I delved into the blogs on the Miami Herald website this week, making it through all 31 of them. They are definitely a little patchy in quality, but I felt that the volume of them meant that there would probably be something for everyone in the long run, you know? I dwelled longer on some (sports, politics, entertainment) than others (pets, Cuban issues, a blog for mothers seeking the ideal work/life balance). So I do applaud them for that.
The first issue I felt with the blogs is delivery. All 31 blogs are laid out at the bottom of the page (there’s a ‘featured’ blogs tab above it that displays six of the best, or most topical) without any indexing or attempts to sort into subjects and listings. Alternatively, there’s no integrating that I could see of relevant blog links into news articles whose subjects correspond. They’re just dumped at the bottom of the page. A simple subjects tab, or something to sort them into areas of interest could boost readership through not scaring anyone away. It is a lot of text to get through for impatient browsers.

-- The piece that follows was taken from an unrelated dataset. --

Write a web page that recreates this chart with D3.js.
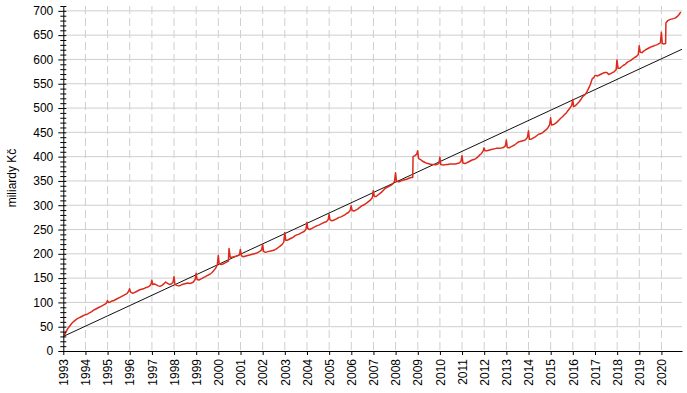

Tone-wise, they’re good. Like I said, some are better than others.
I spotted a particularly egregious oversight though. There is virtually no hyperlinking. Out of the 31 blogs, only 11 featured hyperlinking. The Internet brings the capacity for hypertext, allows an author to provide context, strengthen the transparency of their source material and bring a reader up to speed more quickly by showing them the light on articles they didn’t have the time to write themselves. By this point, it is a given, or it should be (I think) that this basic stuff would be part and parcel of having a blog. On The New York Times website, out of an extremely scientific sampling of ten blogs, all ten featured hyperlinking heavily.
So there.
I’ve been hammering on for a while about how the Miami Herald has very poor national and international news coverage. It is on the site, somewhere, but you have to navigate through two or three screens to get to it. So I was tickled to see that on the Cuban issues blog, a post about a visit from Jimmy Carter to the region linked to a Boston.com-run, AP penned article on the story.